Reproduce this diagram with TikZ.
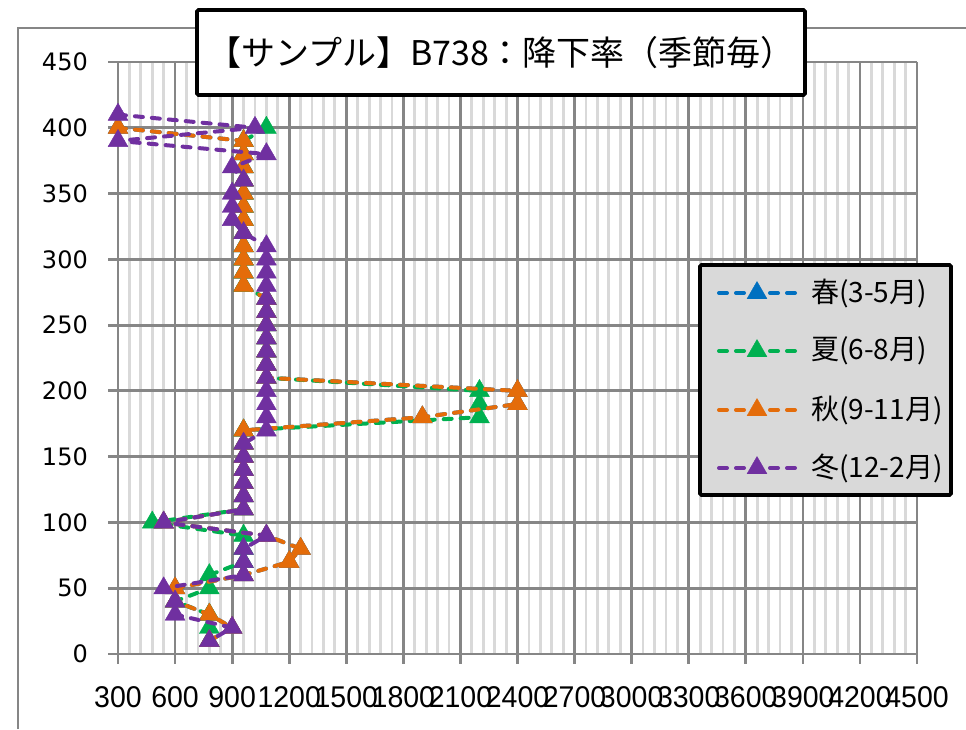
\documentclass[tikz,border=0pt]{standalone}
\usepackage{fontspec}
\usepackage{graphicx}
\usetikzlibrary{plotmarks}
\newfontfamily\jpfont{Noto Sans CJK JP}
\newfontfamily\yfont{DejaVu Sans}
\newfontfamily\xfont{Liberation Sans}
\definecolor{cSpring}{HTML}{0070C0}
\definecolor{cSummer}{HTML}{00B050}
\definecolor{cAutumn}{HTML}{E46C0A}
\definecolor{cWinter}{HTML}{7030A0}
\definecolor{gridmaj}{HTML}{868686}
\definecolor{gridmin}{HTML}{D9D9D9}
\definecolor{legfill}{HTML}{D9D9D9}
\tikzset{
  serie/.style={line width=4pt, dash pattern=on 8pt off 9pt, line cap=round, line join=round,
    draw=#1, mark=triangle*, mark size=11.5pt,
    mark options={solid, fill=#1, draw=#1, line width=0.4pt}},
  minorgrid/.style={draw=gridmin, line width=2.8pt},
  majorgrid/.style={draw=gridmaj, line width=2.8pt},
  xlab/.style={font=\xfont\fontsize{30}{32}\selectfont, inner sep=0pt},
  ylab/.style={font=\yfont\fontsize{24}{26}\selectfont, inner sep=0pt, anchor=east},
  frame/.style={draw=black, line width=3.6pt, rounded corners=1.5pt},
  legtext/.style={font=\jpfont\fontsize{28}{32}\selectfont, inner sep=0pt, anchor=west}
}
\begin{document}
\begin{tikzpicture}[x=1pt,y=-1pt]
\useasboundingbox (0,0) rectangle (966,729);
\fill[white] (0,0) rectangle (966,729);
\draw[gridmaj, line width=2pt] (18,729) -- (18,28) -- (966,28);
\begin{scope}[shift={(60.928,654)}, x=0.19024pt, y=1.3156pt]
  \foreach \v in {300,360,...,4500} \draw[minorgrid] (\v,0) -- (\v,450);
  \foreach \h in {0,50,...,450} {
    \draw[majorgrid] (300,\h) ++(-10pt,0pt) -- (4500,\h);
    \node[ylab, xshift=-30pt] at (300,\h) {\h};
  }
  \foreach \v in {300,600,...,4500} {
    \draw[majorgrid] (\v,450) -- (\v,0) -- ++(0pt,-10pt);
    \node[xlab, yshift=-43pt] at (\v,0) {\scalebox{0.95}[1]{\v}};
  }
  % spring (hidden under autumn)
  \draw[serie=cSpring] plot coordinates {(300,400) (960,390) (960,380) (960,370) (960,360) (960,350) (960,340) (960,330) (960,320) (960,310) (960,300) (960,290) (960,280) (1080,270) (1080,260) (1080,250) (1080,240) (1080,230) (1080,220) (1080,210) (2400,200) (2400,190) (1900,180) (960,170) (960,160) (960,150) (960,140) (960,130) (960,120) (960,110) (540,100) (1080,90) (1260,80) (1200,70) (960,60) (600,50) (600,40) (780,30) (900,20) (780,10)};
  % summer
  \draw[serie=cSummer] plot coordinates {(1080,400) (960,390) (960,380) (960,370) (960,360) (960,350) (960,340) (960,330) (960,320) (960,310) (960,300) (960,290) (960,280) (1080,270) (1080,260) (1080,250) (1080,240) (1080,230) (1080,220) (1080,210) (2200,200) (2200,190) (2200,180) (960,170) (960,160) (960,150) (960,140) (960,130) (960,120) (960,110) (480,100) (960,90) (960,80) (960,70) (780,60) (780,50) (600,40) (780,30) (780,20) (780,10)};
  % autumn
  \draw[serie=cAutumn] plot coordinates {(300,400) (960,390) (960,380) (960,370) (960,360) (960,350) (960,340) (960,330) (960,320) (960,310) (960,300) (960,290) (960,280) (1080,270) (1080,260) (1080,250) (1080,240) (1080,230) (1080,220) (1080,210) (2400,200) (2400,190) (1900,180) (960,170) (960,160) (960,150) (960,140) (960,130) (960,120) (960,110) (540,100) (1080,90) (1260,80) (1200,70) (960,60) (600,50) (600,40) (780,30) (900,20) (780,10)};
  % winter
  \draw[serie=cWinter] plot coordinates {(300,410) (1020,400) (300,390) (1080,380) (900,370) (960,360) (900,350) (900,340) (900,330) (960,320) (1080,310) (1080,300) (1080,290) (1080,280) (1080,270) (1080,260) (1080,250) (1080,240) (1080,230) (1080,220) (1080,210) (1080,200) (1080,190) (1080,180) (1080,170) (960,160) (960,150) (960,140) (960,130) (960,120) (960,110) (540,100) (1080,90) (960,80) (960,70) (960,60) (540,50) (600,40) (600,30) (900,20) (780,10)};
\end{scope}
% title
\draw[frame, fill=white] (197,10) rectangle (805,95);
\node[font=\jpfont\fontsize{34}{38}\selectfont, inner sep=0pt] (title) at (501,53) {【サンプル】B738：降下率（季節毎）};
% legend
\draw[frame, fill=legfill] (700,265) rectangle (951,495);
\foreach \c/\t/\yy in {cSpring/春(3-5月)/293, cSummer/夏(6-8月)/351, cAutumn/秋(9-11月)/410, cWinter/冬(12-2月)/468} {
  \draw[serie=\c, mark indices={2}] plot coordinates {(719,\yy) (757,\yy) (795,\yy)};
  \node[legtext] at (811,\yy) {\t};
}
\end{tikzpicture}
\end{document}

→ **To do**:
Leave out the pictures and restate everything else word for word.

→ **Result of this task**:
Reproduce this diagram with TikZ.
\documentclass[tikz,border=0pt]{standalone}
\usepackage{fontspec}
\usepackage{graphicx}
\usetikzlibrary{plotmarks}
\newfontfamily\jpfont{Noto Sans CJK JP}
\newfontfamily\yfont{DejaVu Sans}
\newfontfamily\xfont{Liberation Sans}
\definecolor{cSpring}{HTML}{0070C0}
\definecolor{cSummer}{HTML}{00B050}
\definecolor{cAutumn}{HTML}{E46C0A}
\definecolor{cWinter}{HTML}{7030A0}
\definecolor{gridmaj}{HTML}{868686}
\definecolor{gridmin}{HTML}{D9D9D9}
\definecolor{legfill}{HTML}{D9D9D9}
\tikzset{
  serie/.style={line width=4pt, dash pattern=on 8pt off 9pt, line cap=round, line join=round,
    draw=#1, mark=triangle*, mark size=11.5pt,
    mark options={solid, fill=#1, draw=#1, line width=0.4pt}},
  minorgrid/.style={draw=gridmin, line width=2.8pt},
  majorgrid/.style={draw=gridmaj, line width=2.8pt},
  xlab/.style={font=\xfont\fontsize{30}{32}\selectfont, inner sep=0pt},
  ylab/.style={font=\yfont\fontsize{24}{26}\selectfont, inner sep=0pt, anchor=east},
  frame/.style={draw=black, line width=3.6pt, rounded corners=1.5pt},
  legtext/.style={font=\jpfont\fontsize{28}{32}\selectfont, inner sep=0pt, anchor=west}
}
\begin{document}
\begin{tikzpicture}[x=1pt,y=-1pt]
\useasboundingbox (0,0) rectangle (966,729);
\fill[white] (0,0) rectangle (966,729);
\draw[gridmaj, line width=2pt] (18,729) -- (18,28) -- (966,28);
\begin{scope}[shift={(60.928,654)}, x=0.19024pt, y=1.3156pt]
  \foreach \v in {300,360,...,4500} \draw[minorgrid] (\v,0) -- (\v,450);
  \foreach \h in {0,50,...,450} {
    \draw[majorgrid] (300,\h) ++(-10pt,0pt) -- (4500,\h);
    \node[ylab, xshift=-30pt] at (300,\h) {\h};
  }
  \foreach \v in {300,600,...,4500} {
    \draw[majorgrid] (\v,450) -- (\v,0) -- ++(0pt,-10pt);
    \node[xlab, yshift=-43pt] at (\v,0) {\scalebox{0.95}[1]{\v}};
  }
  % spring (hidden under autumn)
  \draw[serie=cSpring] plot coordinates {(300,400) (960,390) (960,380) (960,370) (960,360) (960,350) (960,340) (960,330) (960,320) (960,310) (960,300) (960,290) (960,280) (1080,270) (1080,260) (1080,250) (1080,240) (1080,230) (1080,220) (1080,210) (2400,200) (2400,190) (1900,180) (960,170) (960,160) (960,150) (960,140) (960,130) (960,120) (960,110) (540,100) (1080,90) (1260,80) (1200,70) (960,60) (600,50) (600,40) (780,30) (900,20) (780,10)};
  % summer
  \draw[serie=cSummer] plot coordinates {(1080,400) (960,390) (960,380) (960,370) (960,360) (960,350) (960,340) (960,330) (960,320) (960,310) (960,300) (960,290) (960,280) (1080,270) (1080,260) (1080,250) (1080,240) (1080,230) (1080,220) (1080,210) (2200,200) (2200,190) (2200,180) (960,170) (960,160) (960,150) (960,140) (960,130) (960,120) (960,110) (480,100) (960,90) (960,80) (960,70) (780,60) (780,50) (600,40) (780,30) (780,20) (780,10)};
  % autumn
  \draw[serie=cAutumn] plot coordinates {(300,400) (960,390) (960,380) (960,370) (960,360) (960,350) (960,340) (960,330) (960,320) (960,310) (960,300) (960,290) (960,280) (1080,270) (1080,260) (1080,250) (1080,240) (1080,230) (1080,220) (1080,210) (2400,200) (2400,190) (1900,180) (960,170) (960,160) (960,150) (960,140) (960,130) (960,120) (960,110) (540,100) (1080,90) (1260,80) (1200,70) (960,60) (600,50) (600,40) (780,30) (900,20) (780,10)};
  % winter
  \draw[serie=cWinter] plot coordinates {(300,410) (1020,400) (300,390) (1080,380) (900,370) (960,360) (900,350) (900,340) (900,330) (960,320) (1080,310) (1080,300) (1080,290) (1080,280) (1080,270) (1080,260) (1080,250) (1080,240) (1080,230) (1080,220) (1080,210) (1080,200) (1080,190) (1080,180) (1080,170) (960,160) (960,150) (960,140) (960,130) (960,120) (960,110) (540,100) (1080,90) (960,80) (960,70) (960,60) (540,50) (600,40) (600,30) (900,20) (780,10)};
\end{scope}
% title
\draw[frame, fill=white] (197,10) rectangle (805,95);
\node[font=\jpfont\fontsize{34}{38}\selectfont, inner sep=0pt] (title) at (501,53) {【サンプル】B738：降下率（季節毎）};
% legend
\draw[frame, fill=legfill] (700,265) rectangle (951,495);
\foreach \c/\t/\yy in {cSpring/春(3-5月)/293, cSummer/夏(6-8月)/351, cAutumn/秋(9-11月)/410, cWinter/冬(12-2月)/468} {
  \draw[serie=\c, mark indices={2}] plot coordinates {(719,\yy) (757,\yy) (795,\yy)};
  \node[legtext] at (811,\yy) {\t};
}
\end{tikzpicture}
\end{document}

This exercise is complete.